Hacker News new | ask | show | jobs
by titzer 2023 days ago
For 1), just think of instructions of little bundles of bytes. The CPU runs through the instructions in forward order, jumping around to other bits of the code as it goes. X86 has variable-width instructions (i.e from 1 byte up to 17 bytes--X86 is complex and there are a lot of prefix bytes that have been used to add new functionality over the years). To determine how long an instruction is, you need to decode the bits of the instruction. For ARM64, and most other ISAs nowadays, the instructions are all 4 bytes long. That means they can all be decoded in parallel.

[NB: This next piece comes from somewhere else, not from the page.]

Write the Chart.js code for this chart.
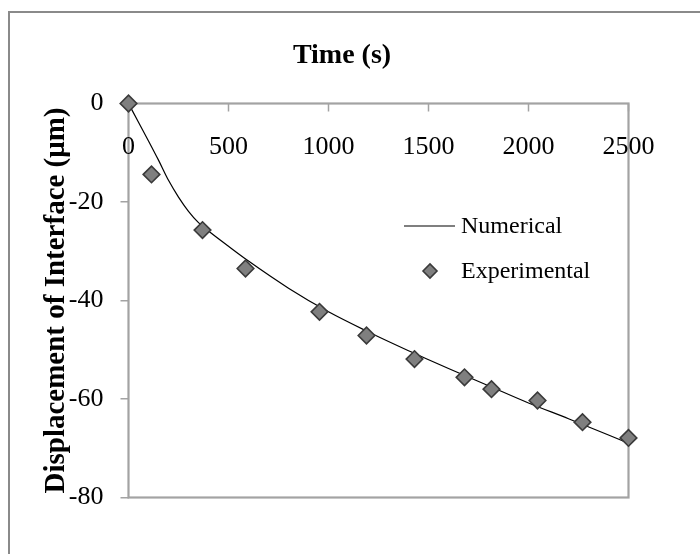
<!DOCTYPE html>
<html>
<head>
<meta charset="utf-8">
<title>Displacement of Interface</title>
<script src="https://cdn.jsdelivr.net/npm/chart.js@4.4.1/dist/chart.umd.min.js"></script>
<style>
  html, body { margin: 0; padding: 0; background: #fff; }
  #wrap { position: relative; width: 700px; height: 554px; }
</style>
</head>
<body>
<div id="wrap"><canvas id="chart"></canvas></div>
<script>
// numerical model (solid line)
const numTime = [0, 50, 100, 150, 200, 250, 300, 350, 400, 500, 600, 800, 1000, 1200, 1400, 1600, 1800, 2000, 2200, 2400, 2500];
const numDisp = [0, -3.8, -7.6, -11.5, -15.6, -19.0, -21.9, -24.2, -25.9, -29.0, -32.0, -37.5, -42.3, -46.4, -50.2, -53.8, -57.3, -60.8, -64.0, -67.3, -69.0];

// experimental measurements (diamonds)
const expTime = [0, 115, 370, 585, 955, 1190, 1430, 1680, 1815, 2045, 2270, 2500];
const expDisp = [0, -14.4, -25.7, -33.5, -42.3, -47.1, -51.9, -55.6, -58.0, -60.3, -64.7, -67.9];

// axis ticks
const xTicks = [0, 500, 1000, 1500, 2000, 2500];
const yTicks = [0, -20, -40, -60, -80];

const SERIF = "'Liberation Serif', 'Times New Roman', serif";
const AXIS_GRAY = "#a3a3a3";

// excel look: outer frame, plot box, x labels inside the plot, legend
const excelFrame = {
  id: "excelFrame",
  beforeDraw(chart) {
    const ctx = chart.ctx;
    ctx.save();
    ctx.strokeStyle = "#8a8a8a";
    ctx.lineWidth = 2;
    ctx.strokeRect(9, 12, chart.width, chart.height);
    ctx.restore();
  },
  beforeDatasetsDraw(chart) {
    const ctx = chart.ctx;
    const a = chart.chartArea;
    const x = chart.scales.x;
    ctx.save();
    ctx.strokeStyle = AXIS_GRAY;
    ctx.lineWidth = 2.2;
    ctx.strokeRect(a.left, a.top, a.right - a.left, a.bottom - a.top);
    // x ticks hang down from the top axis (y = 0)
    ctx.lineWidth = 1.5;
    ctx.fillStyle = "#000";
    ctx.font = "26px " + SERIF;
    ctx.textAlign = "center";
    ctx.textBaseline = "alphabetic";
    xTicks.forEach(v => {
      const px = x.getPixelForValue(v);
      ctx.beginPath();
      ctx.moveTo(px, a.top);
      ctx.lineTo(px, a.top + 8);
      ctx.stroke();
      ctx.fillText(String(v), px, a.top + 50);
    });
    ctx.restore();
  },
  afterDraw(chart) {
    const ctx = chart.ctx;
    const a = chart.chartArea;
    const x0 = a.left + 275.5;
    const textX = a.left + 332.5;
    let y = a.top + 122.5;
    ctx.save();
    ctx.font = "24px " + SERIF;
    ctx.fillStyle = "#000";
    ctx.textBaseline = "middle";
    chart.data.datasets.forEach(ds => {
      if (ds.type === "line") {
        ctx.strokeStyle = ds.borderColor;
        ctx.lineWidth = ds.borderWidth;
        ctx.beginPath();
        ctx.moveTo(x0, y);
        ctx.lineTo(x0 + 51, y);
        ctx.stroke();
      } else {
        ctx.fillStyle = ds.backgroundColor;
        ctx.strokeStyle = ds.borderColor;
        ctx.lineWidth = ds.borderWidth;
        Chart.helpers.drawPoint(ctx, { pointStyle: ds.pointStyle, radius: 7, borderWidth: ds.borderWidth }, x0 + 26, y);
        ctx.fillStyle = "#000";
      }
      ctx.fillText(ds.label, textX, y + 1);
      y += 45;
    });
    ctx.restore();
  }
};

new Chart(document.getElementById("chart"), {
  type: "scatter",
  data: {
    datasets: [
      {
        label: "Numerical",
        type: "line",
        data: numTime.map((t, i) => ({ x: t, y: numDisp[i] })),
        borderColor: "#000",
        borderWidth: 1.2,
        pointRadius: 0,
        cubicInterpolationMode: "monotone",
        fill: false,
        clip: false,
        order: 2
      },
      {
        label: "Experimental",
        data: expTime.map((t, i) => ({ x: t, y: expDisp[i] })),
        pointStyle: "rectRot",
        pointRadius: 8.3,
        backgroundColor: "#7f7f7f",
        borderColor: "#3a3a3a",
        borderWidth: 1.6,
        clip: false,
        order: 1
      }
    ]
  },
  options: {
    responsive: true,
    maintainAspectRatio: false,
    animation: false,
    layout: { padding: { left: 55.5, right: 71.5, top: 12, bottom: 56.5 } },
    plugins: {
      legend: { display: false },
      tooltip: { enabled: false },
      title: {
        display: true,
        text: "Time (s)",
        color: "#000",
        font: { family: SERIF, size: 28, weight: "bold" },
        padding: { top: 27, bottom: 30.9 }
      }
    },
    scales: {
      x: {
        type: "linear",
        display: false,
        min: xTicks[0],
        max: xTicks[xTicks.length - 1]
      },
      y: {
        min: Math.min(...yTicks),
        max: Math.max(...yTicks),
        ticks: {
          stepSize: 20,
          color: "#000",
          font: { family: SERIF, size: 26 },
          padding: 17
        },
        grid: { drawOnChartArea: false, tickLength: 8, color: AXIS_GRAY, lineWidth: 1.5 },
        border: { display: false },
        title: {
          display: true,
          text: "Displacement of Interface (μm)",
          color: "#000",
          font: { family: SERIF, size: 29, weight: "bold" },
          padding: { top: -16, bottom: 0 }
        },
        afterFit(s) { s.width = 73; }
      }
    }
  },
  plugins: [excelFrame]
});
</script>
</body>
</html>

For 2, imagine a boa-constrictor swallowing a huge piece of prey. One mouth (CPU: the frontend) and one rear (CPU: the retirement phase). The instructions go in the front end in the program order. They are decoded into operations that pile up in the middle (the giant bulge in the boa constrictor). When an instruction is ready to go, one of the execution ports (3--think of 16 little stomachs) picks up an instruction and executes it. Then at the backend, the retirement phase, instructions are committed in the order they appeared in the original program, so that the program computes the same result.

By making basically all of the pieces of this boa constrictor bigger and more numerous, it eats a lot more instructions per clock (on average). Making that bulge (the reorder buffer) huge allows the CPU to have high chance of some useful work to feed to one of its 16 stomachs.